§ **Supplied information**
☆ ☆ ☆ ☆
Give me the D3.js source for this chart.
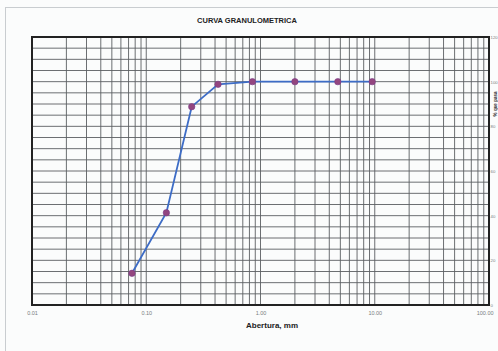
<!DOCTYPE html>
<html>
<head>
<meta charset="utf-8">
<script src="https://cdn.jsdelivr.net/npm/d3@7"></script>
<style>
  html, body { margin: 0; padding: 0; background: #fbfcfc; }
  svg { display: block; }
</style>
</head>
<body>
<svg id="chart" width="498" height="351"></svg>
<script>
// Sieve openings (mm) and percent passing
const aberturas = [0.075, 0.15, 0.25, 0.425, 0.85, 2.0, 4.75, 9.5];
const pasa = [14.2, 41.3, 88.8, 98.8, 100, 100, 100, 100];
const xTickValues = [0.01, 0.1, 1, 10, 100];
const xTickLabels = ["0.01", "0.10", "1.00", "10.00", "100.00"];
const yTickValues = [0, 20, 40, 60, 80, 100, 120];
const titulo = "CURVA GRANULOMETRICA";
const ejeX = "Abertura, mm";
const ejeY = "% que pasa";

const svg = d3.select("#chart");
const W = 498, H = 351;
const m = { left: 32, right: 9, top: 37, bottom: 46 };
const iw = W - m.left - m.right, ih = H - m.top - m.bottom;
const font = "Liberation Sans, Arial, sans-serif";

// outer sheet frame
svg.append("rect").attr("x", 5.5).attr("y", 7.5).attr("width", 500).attr("height", 360)
  .attr("fill", "none").attr("stroke", "#c9cdd0").attr("stroke-width", 1);

const x = d3.scaleLog().domain([0.01, 100]).range([m.left, m.left + iw]);
const y = d3.scaleLinear().domain([0, 120]).range([m.top + ih, m.top]);

const g = svg.append("g");

// log grid: every integer multiple within each decade
const vGrid = [];
for (let e = -2; e < 2; e++) for (let k = 1; k <= 9; k++) vGrid.push(k * Math.pow(10, e));
g.append("g").selectAll("line").data(vGrid).join("line")
  .attr("x1", d => x(d)).attr("x2", d => x(d))
  .attr("y1", m.top).attr("y2", m.top + ih)
  .attr("stroke", "#5b5f62").attr("stroke-width", 0.9);

// horizontal grid every 5 %
g.append("g").selectAll("line").data(d3.range(0, 121, 5)).join("line")
  .attr("x1", m.left).attr("x2", m.left + iw)
  .attr("y1", d => y(d)).attr("y2", d => y(d))
  .attr("stroke", "#5b5f62").attr("stroke-width", 0.9);

// plot border
g.append("rect").attr("x", m.left).attr("y", m.top).attr("width", iw).attr("height", ih)
  .attr("fill", "none").attr("stroke", "#222").attr("stroke-width", 2);

// x axis labels
const xAxis = d3.axisBottom(x).tickValues(xTickValues)
  .tickFormat((d, i) => xTickLabels[i]).tickSize(0).tickPadding(6);
const xa = svg.append("g").attr("transform", `translate(0,${m.top + ih})`).call(xAxis);
xa.select(".domain").remove();
xa.selectAll("text").attr("font-family", font)
  .attr("font-size", 5.5).attr("fill", "#7a7d80");
xa.selectAll(".tick:last-of-type text").attr("text-anchor", "end").attr("dx", "4");

// right y axis labels (narrow strip beside the plot)
const yAxis = d3.axisRight(y).tickValues(yTickValues).tickSize(0).tickPadding(1.5);
const ya = svg.append("g").attr("transform", `translate(${m.left + iw},0)`).call(yAxis);
ya.select(".domain").remove();
ya.selectAll("text").attr("font-family", font)
  .attr("font-size", 4.3).attr("fill", "#7a7d80");

// titles
svg.append("text").attr("x", 247).attr("y", 23).attr("text-anchor", "middle")
  .attr("font-family", font).attr("font-weight", "bold")
  .attr("font-size", 7.5).attr("fill", "#222").text(titulo);
svg.append("text").attr("x", 272).attr("y", 328).attr("text-anchor", "middle")
  .attr("font-family", font).attr("font-weight", "bold")
  .attr("font-size", 8).attr("fill", "#222").text(ejeX);
svg.append("text").attr("transform", "translate(497,104) rotate(-90)").attr("text-anchor", "middle")
  .attr("font-family", font).attr("font-weight", "bold")
  .attr("font-size", 4.5).attr("fill", "#333").text(ejeY);

// curve
const data = aberturas.map((a, i) => ({ a, p: pasa[i] }));
svg.append("path").datum(data)
  .attr("d", d3.line().x(d => x(d.a)).y(d => y(d.p)))
  .attr("fill", "none").attr("stroke", "#3d6cc6").attr("stroke-width", 1.8);
svg.append("g").selectAll("circle").data(data).join("circle")
  .attr("cx", d => x(d.a)).attr("cy", d => y(d.p)).attr("r", 3.2)
  .attr("fill", "#93467f").attr("stroke", "#7a3b8a").attr("stroke-width", 0.6);
</script>
</body>
</html>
☆ ☆ ☆ ☆
Leave out the pictures and output the rest of the material exactly as written.

§ **Complete output**
Give me the D3.js source for this chart.
<!DOCTYPE html>
<html>
<head>
<meta charset="utf-8">
<script src="https://cdn.jsdelivr.net/npm/d3@7"></script>
<style>
  html, body { margin: 0; padding: 0; background: #fbfcfc; }
  svg { display: block; }
</style>
</head>
<body>
<svg id="chart" width="498" height="351"></svg>
<script>
// Sieve openings (mm) and percent passing
const aberturas = [0.075, 0.15, 0.25, 0.425, 0.85, 2.0, 4.75, 9.5];
const pasa = [14.2, 41.3, 88.8, 98.8, 100, 100, 100, 100];
const xTickValues = [0.01, 0.1, 1, 10, 100];
const xTickLabels = ["0.01", "0.10", "1.00", "10.00", "100.00"];
const yTickValues = [0, 20, 40, 60, 80, 100, 120];
const titulo = "CURVA GRANULOMETRICA";
const ejeX = "Abertura, mm";
const ejeY = "% que pasa";

const svg = d3.select("#chart");
const W = 498, H = 351;
const m = { left: 32, right: 9, top: 37, bottom: 46 };
const iw = W - m.left - m.right, ih = H - m.top - m.bottom;
const font = "Liberation Sans, Arial, sans-serif";

// outer sheet frame
svg.append("rect").attr("x", 5.5).attr("y", 7.5).attr("width", 500).attr("height", 360)
  .attr("fill", "none").attr("stroke", "#c9cdd0").attr("stroke-width", 1);

const x = d3.scaleLog().domain([0.01, 100]).range([m.left, m.left + iw]);
const y = d3.scaleLinear().domain([0, 120]).range([m.top + ih, m.top]);

const g = svg.append("g");

// log grid: every integer multiple within each decade
const vGrid = [];
for (let e = -2; e < 2; e++) for (let k = 1; k <= 9; k++) vGrid.push(k * Math.pow(10, e));
g.append("g").selectAll("line").data(vGrid).join("line")
  .attr("x1", d => x(d)).attr("x2", d => x(d))
  .attr("y1", m.top).attr("y2", m.top + ih)
  .attr("stroke", "#5b5f62").attr("stroke-width", 0.9);

// horizontal grid every 5 %
g.append("g").selectAll("line").data(d3.range(0, 121, 5)).join("line")
  .attr("x1", m.left).attr("x2", m.left + iw)
  .attr("y1", d => y(d)).attr("y2", d => y(d))
  .attr("stroke", "#5b5f62").attr("stroke-width", 0.9);

// plot border
g.append("rect").attr("x", m.left).attr("y", m.top).attr("width", iw).attr("height", ih)
  .attr("fill", "none").attr("stroke", "#222").attr("stroke-width", 2);

// x axis labels
const xAxis = d3.axisBottom(x).tickValues(xTickValues)
  .tickFormat((d, i) => xTickLabels[i]).tickSize(0).tickPadding(6);
const xa = svg.append("g").attr("transform", `translate(0,${m.top + ih})`).call(xAxis);
xa.select(".domain").remove();
xa.selectAll("text").attr("font-family", font)
  .attr("font-size", 5.5).attr("fill", "#7a7d80");
xa.selectAll(".tick:last-of-type text").attr("text-anchor", "end").attr("dx", "4");

// right y axis labels (narrow strip beside the plot)
const yAxis = d3.axisRight(y).tickValues(yTickValues).tickSize(0).tickPadding(1.5);
const ya = svg.append("g").attr("transform", `translate(${m.left + iw},0)`).call(yAxis);
ya.select(".domain").remove();
ya.selectAll("text").attr("font-family", font)
  .attr("font-size", 4.3).attr("fill", "#7a7d80");

// titles
svg.append("text").attr("x", 247).attr("y", 23).attr("text-anchor", "middle")
  .attr("font-family", font).attr("font-weight", "bold")
  .attr("font-size", 7.5).attr("fill", "#222").text(titulo);
svg.append("text").attr("x", 272).attr("y", 328).attr("text-anchor", "middle")
  .attr("font-family", font).attr("font-weight", "bold")
  .attr("font-size", 8).attr("fill", "#222").text(ejeX);
svg.append("text").attr("transform", "translate(497,104) rotate(-90)").attr("text-anchor", "middle")
  .attr("font-family", font).attr("font-weight", "bold")
  .attr("font-size", 4.5).attr("fill", "#333").text(ejeY);

// curve
const data = aberturas.map((a, i) => ({ a, p: pasa[i] }));
svg.append("path").datum(data)
  .attr("d", d3.line().x(d => x(d.a)).y(d => y(d.p)))
  .attr("fill", "none").attr("stroke", "#3d6cc6").attr("stroke-width", 1.8);
svg.append("g").selectAll("circle").data(data).join("circle")
  .attr("cx", d => x(d.a)).attr("cy", d => y(d.p)).attr("r", 3.2)
  .attr("fill", "#93467f").attr("stroke", "#7a3b8a").attr("stroke-width", 0.6);
</script>
</body>
</html>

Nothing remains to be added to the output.